[Figure scripts]
>>>

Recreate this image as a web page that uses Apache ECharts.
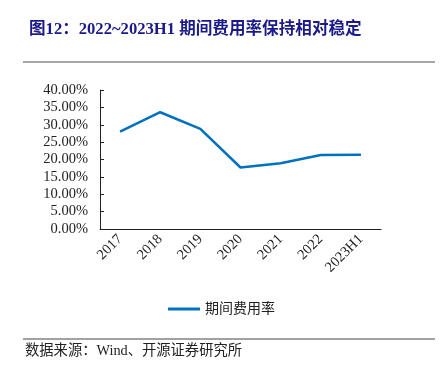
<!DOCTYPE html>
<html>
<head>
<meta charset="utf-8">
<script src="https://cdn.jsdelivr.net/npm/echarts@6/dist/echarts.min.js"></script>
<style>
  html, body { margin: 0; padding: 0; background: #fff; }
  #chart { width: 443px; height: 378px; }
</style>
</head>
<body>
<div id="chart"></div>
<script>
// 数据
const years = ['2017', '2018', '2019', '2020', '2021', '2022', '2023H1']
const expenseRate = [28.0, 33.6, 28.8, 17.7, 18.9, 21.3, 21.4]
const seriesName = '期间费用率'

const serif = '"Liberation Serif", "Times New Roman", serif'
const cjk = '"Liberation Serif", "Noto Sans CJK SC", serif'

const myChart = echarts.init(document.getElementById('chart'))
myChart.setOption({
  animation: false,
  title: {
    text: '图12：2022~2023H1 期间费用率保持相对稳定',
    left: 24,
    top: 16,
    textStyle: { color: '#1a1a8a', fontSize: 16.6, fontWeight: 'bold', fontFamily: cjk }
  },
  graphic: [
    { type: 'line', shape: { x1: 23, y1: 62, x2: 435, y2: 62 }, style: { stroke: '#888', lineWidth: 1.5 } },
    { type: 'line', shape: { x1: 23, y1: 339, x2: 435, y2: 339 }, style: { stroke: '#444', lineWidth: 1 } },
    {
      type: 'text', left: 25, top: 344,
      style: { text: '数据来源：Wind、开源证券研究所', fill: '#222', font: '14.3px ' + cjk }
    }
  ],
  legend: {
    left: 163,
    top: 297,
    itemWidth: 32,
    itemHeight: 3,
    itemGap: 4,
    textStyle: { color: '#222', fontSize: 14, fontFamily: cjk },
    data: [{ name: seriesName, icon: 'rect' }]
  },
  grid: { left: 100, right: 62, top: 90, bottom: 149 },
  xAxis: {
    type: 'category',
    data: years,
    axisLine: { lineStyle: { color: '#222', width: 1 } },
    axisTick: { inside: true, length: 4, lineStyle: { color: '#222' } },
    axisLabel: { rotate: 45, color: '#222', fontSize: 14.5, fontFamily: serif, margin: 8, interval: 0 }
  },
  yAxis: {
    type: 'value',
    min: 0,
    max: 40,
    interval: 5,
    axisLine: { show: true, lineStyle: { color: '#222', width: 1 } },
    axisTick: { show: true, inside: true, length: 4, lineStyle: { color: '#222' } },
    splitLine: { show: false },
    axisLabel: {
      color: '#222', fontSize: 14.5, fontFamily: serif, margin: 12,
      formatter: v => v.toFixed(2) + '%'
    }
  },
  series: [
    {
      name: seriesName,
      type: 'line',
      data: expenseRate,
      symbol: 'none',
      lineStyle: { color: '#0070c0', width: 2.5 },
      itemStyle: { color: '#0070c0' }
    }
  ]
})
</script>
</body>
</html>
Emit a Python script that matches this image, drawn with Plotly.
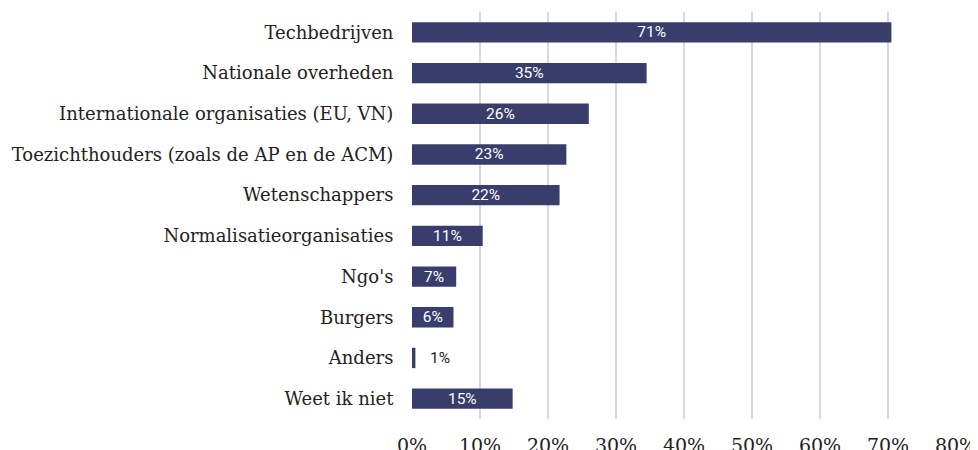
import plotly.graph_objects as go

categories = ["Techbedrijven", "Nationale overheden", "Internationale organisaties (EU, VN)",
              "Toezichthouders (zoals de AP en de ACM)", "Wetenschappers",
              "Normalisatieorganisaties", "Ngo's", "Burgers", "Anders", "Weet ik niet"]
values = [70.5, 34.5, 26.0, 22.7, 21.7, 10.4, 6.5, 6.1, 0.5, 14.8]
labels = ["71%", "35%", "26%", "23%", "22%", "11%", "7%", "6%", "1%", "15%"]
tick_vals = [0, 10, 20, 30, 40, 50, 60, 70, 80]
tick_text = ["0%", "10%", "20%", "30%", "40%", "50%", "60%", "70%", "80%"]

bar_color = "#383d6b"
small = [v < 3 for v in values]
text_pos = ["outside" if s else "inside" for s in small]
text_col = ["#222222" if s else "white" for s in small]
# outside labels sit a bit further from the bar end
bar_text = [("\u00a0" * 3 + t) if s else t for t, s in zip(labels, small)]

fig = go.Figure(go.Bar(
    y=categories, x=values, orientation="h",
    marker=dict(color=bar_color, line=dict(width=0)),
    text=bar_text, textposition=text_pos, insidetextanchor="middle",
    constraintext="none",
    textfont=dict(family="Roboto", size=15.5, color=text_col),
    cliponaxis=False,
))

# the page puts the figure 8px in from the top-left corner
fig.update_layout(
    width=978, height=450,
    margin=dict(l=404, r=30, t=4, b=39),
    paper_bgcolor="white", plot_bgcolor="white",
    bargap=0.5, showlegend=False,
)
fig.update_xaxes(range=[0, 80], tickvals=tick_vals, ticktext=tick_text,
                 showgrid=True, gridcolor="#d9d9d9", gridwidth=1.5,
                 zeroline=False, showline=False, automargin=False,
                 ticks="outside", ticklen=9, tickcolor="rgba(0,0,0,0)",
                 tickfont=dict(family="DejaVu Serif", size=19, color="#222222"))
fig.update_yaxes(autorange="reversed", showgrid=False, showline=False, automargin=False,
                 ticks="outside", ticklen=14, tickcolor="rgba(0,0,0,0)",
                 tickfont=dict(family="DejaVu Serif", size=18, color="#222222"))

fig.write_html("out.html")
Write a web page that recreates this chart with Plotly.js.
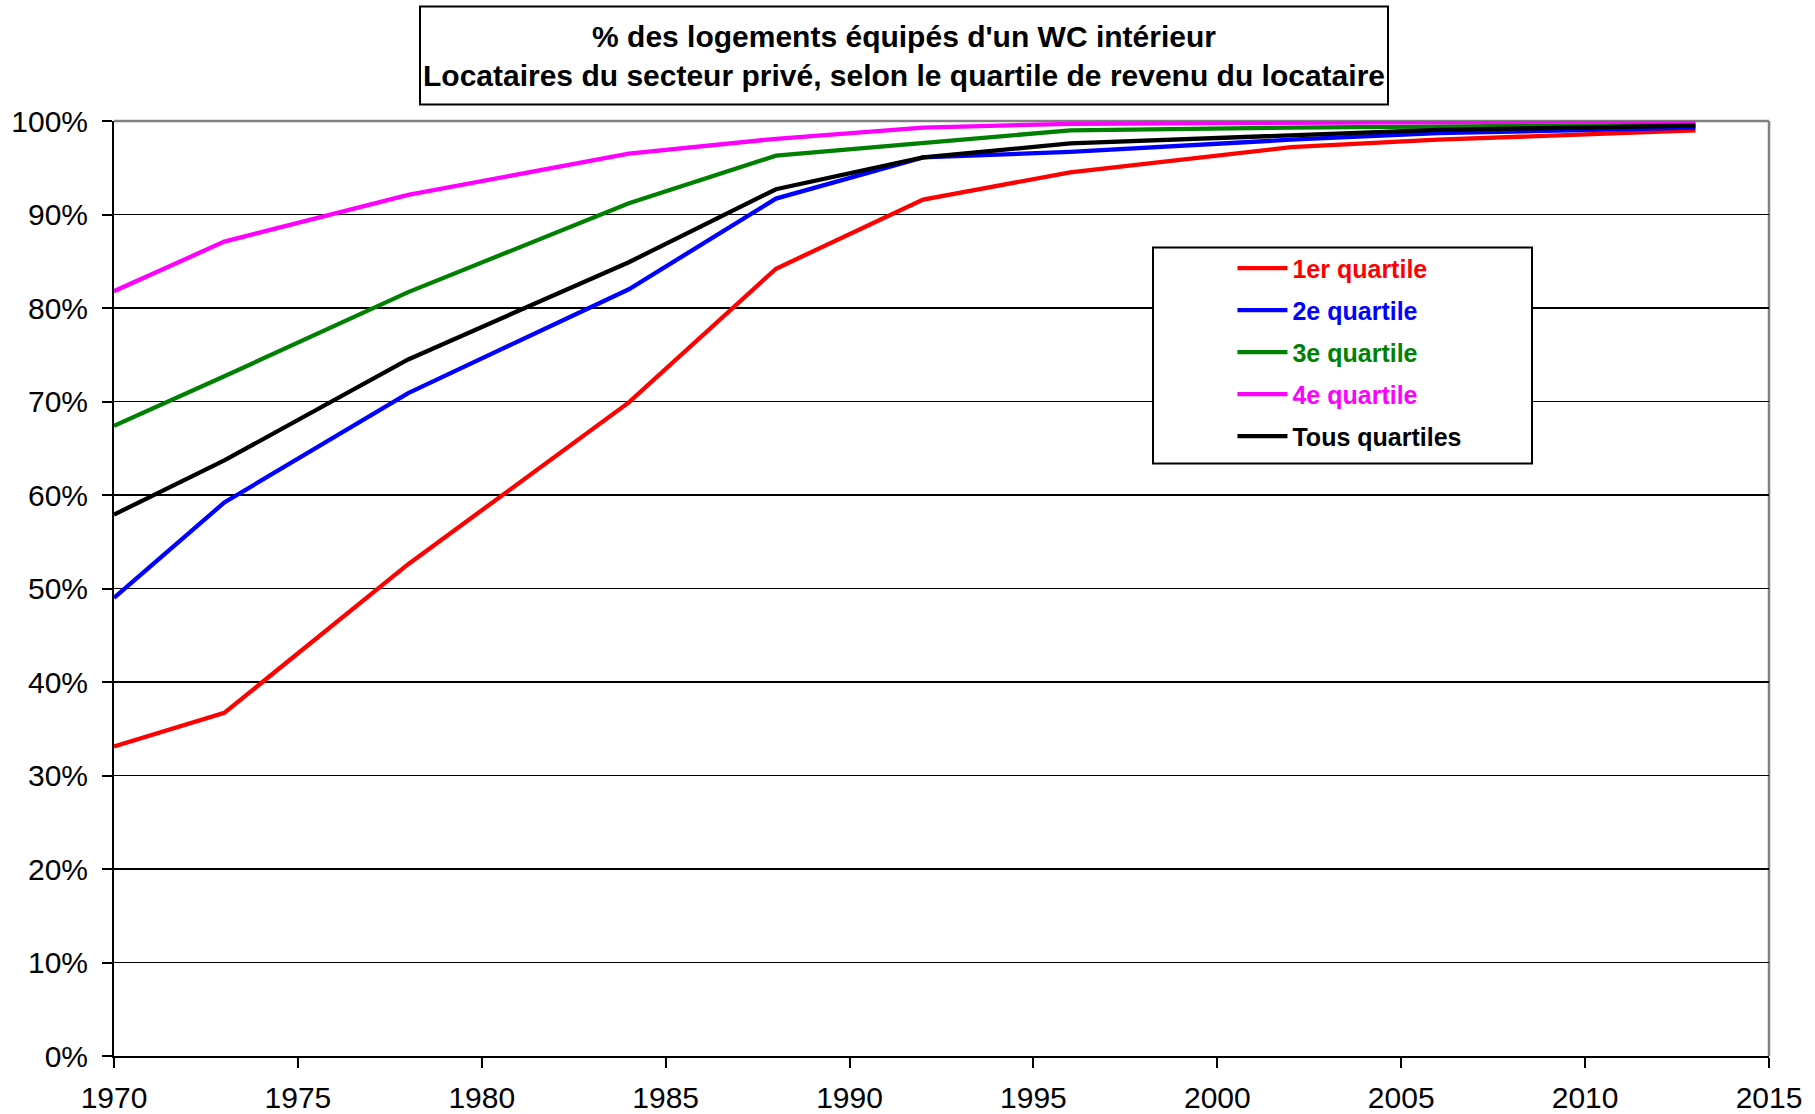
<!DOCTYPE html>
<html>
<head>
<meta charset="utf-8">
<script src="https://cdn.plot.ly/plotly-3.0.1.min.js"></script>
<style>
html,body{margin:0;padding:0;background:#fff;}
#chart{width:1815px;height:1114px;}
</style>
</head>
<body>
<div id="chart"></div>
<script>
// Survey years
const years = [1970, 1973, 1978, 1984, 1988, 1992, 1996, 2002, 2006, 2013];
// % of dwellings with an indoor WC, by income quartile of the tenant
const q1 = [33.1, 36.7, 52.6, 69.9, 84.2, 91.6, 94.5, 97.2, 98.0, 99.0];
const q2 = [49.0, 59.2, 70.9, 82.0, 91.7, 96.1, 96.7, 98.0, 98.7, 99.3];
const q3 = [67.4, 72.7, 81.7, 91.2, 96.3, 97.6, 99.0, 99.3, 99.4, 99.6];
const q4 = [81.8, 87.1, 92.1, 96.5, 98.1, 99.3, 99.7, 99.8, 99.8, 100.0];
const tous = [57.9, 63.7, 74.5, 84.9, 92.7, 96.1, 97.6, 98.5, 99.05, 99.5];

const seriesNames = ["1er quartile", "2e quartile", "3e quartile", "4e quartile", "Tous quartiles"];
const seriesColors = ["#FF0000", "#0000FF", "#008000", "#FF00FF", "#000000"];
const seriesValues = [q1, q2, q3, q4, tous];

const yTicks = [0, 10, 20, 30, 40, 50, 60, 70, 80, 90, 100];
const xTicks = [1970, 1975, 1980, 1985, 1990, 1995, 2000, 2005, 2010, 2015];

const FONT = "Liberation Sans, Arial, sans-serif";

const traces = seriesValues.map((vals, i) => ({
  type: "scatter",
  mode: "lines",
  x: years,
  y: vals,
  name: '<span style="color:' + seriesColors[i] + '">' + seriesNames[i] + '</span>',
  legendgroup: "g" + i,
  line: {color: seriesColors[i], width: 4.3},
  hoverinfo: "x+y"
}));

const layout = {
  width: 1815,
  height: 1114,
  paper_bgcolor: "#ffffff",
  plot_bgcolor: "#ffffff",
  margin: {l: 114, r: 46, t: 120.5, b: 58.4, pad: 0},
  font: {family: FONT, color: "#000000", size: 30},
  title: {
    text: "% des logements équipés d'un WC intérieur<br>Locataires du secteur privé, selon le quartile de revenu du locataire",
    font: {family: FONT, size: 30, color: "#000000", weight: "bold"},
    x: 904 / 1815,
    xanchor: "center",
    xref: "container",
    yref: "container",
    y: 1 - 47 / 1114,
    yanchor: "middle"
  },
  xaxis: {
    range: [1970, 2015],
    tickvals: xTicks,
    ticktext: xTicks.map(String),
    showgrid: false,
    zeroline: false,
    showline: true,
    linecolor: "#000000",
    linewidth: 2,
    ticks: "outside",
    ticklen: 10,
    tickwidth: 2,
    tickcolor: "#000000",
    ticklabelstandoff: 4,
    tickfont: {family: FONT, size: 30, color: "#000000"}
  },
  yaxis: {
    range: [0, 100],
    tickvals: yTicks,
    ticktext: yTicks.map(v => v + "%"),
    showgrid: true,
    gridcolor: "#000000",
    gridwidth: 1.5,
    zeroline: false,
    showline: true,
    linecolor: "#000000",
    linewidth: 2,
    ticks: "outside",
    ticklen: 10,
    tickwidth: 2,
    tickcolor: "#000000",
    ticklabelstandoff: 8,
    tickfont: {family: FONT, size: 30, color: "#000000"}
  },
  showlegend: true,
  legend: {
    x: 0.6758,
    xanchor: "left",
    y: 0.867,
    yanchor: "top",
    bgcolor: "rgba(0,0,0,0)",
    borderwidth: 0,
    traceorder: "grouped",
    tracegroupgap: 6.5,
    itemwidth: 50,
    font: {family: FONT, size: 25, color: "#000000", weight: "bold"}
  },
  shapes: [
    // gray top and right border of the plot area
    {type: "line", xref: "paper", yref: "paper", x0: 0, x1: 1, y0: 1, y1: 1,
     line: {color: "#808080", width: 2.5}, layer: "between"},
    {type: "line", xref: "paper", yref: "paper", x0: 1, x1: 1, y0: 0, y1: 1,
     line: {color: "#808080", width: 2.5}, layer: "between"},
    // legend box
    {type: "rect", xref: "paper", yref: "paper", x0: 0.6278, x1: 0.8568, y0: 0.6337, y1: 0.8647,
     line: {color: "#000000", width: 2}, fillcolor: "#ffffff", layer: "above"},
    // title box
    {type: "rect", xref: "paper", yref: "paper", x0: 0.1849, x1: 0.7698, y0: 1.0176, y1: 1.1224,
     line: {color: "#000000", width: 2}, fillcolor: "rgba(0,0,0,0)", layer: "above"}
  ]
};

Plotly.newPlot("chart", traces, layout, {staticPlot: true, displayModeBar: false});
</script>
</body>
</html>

<<<

▶ _Your instructions_: From the entries above, copy each line holding "that".

▶ _Solution to the problem_:
Recreate this image as a web page that uses Apache ECharts.
Emit a Python script that matches this image, drawn with Plotly.
Write a web page that recreates this chart with Plotly.js.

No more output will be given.